# Collected material
>> begin
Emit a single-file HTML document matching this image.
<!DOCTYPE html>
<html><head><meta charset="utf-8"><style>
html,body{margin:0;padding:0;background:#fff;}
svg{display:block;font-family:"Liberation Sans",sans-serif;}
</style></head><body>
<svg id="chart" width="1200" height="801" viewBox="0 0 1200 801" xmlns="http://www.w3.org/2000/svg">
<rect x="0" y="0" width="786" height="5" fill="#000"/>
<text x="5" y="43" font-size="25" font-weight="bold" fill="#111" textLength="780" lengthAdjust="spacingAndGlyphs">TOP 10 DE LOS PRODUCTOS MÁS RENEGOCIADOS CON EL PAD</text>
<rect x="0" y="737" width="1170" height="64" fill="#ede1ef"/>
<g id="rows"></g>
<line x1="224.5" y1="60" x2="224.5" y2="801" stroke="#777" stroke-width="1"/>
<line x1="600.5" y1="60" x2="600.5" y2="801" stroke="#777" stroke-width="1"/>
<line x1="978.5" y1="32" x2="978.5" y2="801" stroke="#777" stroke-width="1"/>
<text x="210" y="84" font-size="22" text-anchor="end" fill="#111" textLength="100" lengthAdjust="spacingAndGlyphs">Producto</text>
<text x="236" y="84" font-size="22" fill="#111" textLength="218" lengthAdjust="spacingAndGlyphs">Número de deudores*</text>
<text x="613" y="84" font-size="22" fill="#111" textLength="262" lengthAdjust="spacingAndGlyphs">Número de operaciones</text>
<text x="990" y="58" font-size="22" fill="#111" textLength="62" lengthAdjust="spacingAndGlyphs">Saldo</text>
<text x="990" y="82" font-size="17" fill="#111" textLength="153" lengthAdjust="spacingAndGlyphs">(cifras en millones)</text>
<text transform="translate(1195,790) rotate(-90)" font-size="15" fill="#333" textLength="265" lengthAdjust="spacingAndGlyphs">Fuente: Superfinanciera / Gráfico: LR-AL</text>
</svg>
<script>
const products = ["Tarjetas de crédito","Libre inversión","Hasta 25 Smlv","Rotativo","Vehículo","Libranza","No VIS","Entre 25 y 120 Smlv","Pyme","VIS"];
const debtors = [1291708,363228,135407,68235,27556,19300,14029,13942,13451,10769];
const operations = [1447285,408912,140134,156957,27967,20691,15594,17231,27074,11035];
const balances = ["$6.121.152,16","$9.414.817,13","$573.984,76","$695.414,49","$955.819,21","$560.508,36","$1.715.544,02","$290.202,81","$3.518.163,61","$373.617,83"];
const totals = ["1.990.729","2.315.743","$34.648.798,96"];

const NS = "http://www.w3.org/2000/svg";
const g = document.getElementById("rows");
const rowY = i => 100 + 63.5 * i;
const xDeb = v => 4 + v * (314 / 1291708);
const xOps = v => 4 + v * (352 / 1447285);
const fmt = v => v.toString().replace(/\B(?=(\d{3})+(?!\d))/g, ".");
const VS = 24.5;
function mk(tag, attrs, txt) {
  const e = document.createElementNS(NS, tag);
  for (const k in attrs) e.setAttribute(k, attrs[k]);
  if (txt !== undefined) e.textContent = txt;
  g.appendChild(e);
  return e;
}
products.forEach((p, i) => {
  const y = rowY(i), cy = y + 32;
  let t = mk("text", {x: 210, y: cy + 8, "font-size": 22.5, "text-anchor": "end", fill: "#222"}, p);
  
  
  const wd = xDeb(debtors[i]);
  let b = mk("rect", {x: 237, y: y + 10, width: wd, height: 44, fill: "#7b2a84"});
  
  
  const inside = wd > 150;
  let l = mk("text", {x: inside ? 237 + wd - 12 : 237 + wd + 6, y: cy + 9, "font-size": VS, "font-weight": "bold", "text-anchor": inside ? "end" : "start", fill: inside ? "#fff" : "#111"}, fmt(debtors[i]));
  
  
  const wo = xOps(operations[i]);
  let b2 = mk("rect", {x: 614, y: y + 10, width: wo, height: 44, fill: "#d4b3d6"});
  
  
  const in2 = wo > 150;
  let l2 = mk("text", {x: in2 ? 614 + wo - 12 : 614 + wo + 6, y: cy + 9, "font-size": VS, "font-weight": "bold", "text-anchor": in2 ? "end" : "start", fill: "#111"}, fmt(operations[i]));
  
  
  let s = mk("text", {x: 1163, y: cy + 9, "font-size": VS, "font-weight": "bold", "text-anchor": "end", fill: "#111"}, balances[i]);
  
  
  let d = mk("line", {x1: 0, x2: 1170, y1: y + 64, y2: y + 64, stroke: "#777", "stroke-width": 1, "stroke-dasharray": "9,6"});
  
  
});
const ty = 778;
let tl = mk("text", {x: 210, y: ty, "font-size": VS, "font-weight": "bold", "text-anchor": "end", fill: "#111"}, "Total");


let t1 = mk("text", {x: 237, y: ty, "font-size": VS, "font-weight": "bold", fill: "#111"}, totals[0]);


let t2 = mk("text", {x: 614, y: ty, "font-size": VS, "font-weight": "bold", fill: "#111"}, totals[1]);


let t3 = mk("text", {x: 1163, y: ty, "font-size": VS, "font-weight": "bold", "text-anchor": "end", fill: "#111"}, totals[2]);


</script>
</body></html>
>> end
# Problem to solve
Gather up the lines that contain the word "document".

# Answer to the exercise
Emit a single-file HTML document matching this image.
const g = document.getElementById("rows");
  const e = document.createElementNS(NS, tag);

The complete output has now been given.